* [Your instructions]
Set down exactly the lines of the listing below, please, beginning with the first and ending with the line that holds "DEPTH = 61.0 / RY".

☆ ☆ ☆ ☆ ☆

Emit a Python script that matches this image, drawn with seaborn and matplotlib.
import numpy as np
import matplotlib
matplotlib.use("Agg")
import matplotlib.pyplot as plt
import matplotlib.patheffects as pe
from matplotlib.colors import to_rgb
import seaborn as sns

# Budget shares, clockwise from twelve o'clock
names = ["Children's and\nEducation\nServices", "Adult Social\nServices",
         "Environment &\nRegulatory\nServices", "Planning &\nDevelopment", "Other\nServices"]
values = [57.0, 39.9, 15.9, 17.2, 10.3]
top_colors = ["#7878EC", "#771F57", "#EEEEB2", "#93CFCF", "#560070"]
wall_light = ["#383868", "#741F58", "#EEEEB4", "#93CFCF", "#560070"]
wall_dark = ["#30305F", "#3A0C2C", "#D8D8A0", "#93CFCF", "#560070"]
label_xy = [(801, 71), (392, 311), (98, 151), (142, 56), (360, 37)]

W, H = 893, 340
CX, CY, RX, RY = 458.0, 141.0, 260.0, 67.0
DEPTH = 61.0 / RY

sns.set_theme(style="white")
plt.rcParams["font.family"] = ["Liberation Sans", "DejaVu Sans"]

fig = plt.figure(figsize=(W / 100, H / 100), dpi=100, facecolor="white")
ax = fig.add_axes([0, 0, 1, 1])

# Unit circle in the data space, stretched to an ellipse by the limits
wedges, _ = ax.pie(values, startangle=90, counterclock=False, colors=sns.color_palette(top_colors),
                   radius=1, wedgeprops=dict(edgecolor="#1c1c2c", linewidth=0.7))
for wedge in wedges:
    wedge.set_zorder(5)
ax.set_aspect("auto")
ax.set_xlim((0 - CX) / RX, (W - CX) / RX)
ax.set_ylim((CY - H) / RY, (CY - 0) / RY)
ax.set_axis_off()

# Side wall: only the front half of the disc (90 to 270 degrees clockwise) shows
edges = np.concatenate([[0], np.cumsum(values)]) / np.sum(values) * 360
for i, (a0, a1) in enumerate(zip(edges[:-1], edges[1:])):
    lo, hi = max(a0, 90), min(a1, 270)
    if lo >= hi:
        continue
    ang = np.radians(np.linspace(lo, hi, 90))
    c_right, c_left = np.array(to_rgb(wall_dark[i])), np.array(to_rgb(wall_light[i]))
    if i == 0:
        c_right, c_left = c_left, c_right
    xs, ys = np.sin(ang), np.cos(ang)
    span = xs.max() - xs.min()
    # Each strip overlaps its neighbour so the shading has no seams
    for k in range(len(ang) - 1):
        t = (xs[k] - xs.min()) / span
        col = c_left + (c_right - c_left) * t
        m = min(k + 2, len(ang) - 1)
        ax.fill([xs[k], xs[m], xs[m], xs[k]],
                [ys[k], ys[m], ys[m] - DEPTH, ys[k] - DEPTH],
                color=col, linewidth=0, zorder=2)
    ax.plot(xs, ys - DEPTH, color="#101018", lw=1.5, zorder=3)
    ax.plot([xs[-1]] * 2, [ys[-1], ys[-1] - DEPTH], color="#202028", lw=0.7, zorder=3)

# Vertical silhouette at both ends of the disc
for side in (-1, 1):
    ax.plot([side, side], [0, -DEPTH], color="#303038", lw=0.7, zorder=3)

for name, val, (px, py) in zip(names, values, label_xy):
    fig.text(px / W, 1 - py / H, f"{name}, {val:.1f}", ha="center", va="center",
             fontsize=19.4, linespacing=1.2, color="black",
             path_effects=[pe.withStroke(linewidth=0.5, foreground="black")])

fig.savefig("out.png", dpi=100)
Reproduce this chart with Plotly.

☆ ☆ ☆ ☆ ☆

* [Solved problem]
Emit a Python script that matches this image, drawn with seaborn and matplotlib.
import numpy as np
import matplotlib
matplotlib.use("Agg")
import matplotlib.pyplot as plt
import matplotlib.patheffects as pe
from matplotlib.colors import to_rgb
import seaborn as sns

# Budget shares, clockwise from twelve o'clock
names = ["Children's and\nEducation\nServices", "Adult Social\nServices",
         "Environment &\nRegulatory\nServices", "Planning &\nDevelopment", "Other\nServices"]
values = [57.0, 39.9, 15.9, 17.2, 10.3]
top_colors = ["#7878EC", "#771F57", "#EEEEB2", "#93CFCF", "#560070"]
wall_light = ["#383868", "#741F58", "#EEEEB4", "#93CFCF", "#560070"]
wall_dark = ["#30305F", "#3A0C2C", "#D8D8A0", "#93CFCF", "#560070"]
label_xy = [(801, 71), (392, 311), (98, 151), (142, 56), (360, 37)]

W, H = 893, 340
CX, CY, RX, RY = 458.0, 141.0, 260.0, 67.0
DEPTH = 61.0 / RY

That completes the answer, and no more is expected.